Some species of Pacific salmon spawn in both Asian rivers on Russian territory and in American rivers in Canada and the United States. The Asian and American stocks of such fishes also constitute populations. Ultimately, the highest-level population is the species itself — return to the genetico-evolutionary definition of a population given at the beginning of this section and you will find that the species fully satisfies it.
Thus, within the hierarchy of biosystems, the population level of organisation may correspond to several "storeys." Their number depends on the characteristics of the population biology of the species in question: the nature of their reproduction, migration, and pair formation.
For many organisms inhabiting fragmented environments, the formation of metapopulations is characteristic. A metapopulation is a persistently existing aggregate composed of subpopulations, each of which may exist for only a limited period of time. The integrity of metapopulations is maintained by the exchange of migrant individuals among subpopulations. Imagine a valley in which temporary water bodies arise and disappear. In each such water body, a subpopulation of frogs exists for some period of time. When a water body disappears, the individuals that inhabited it join other groups. Although each local group exists for only a brief interval, the metapopulation uniting them is capable of persisting indefinitely.

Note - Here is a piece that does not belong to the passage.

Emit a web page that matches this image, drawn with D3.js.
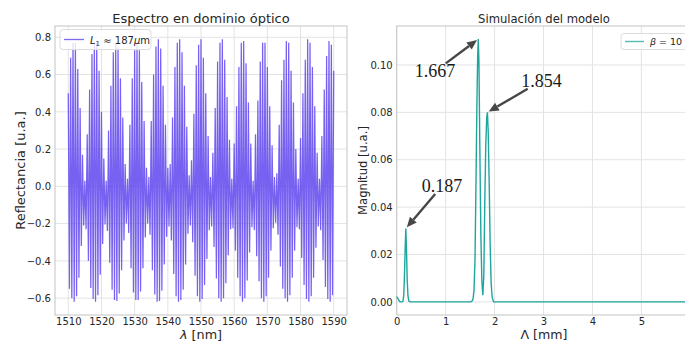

If the population system under consideration inhabits a given biogeocoenosis (i.e., "an ecosystem within the boundaries of a phytocoenosis"), the concept of "coenopopulation" may be applied to designate it; this term is particularly widely used in the study of plant distribution. If a population consists of groups of individuals occupying different niches (for example, terrestrial adults and aquatic larvae, etc.), the concept of "hemipopulation" introduced by V. N. Beklemishev may be applied to its constituent parts.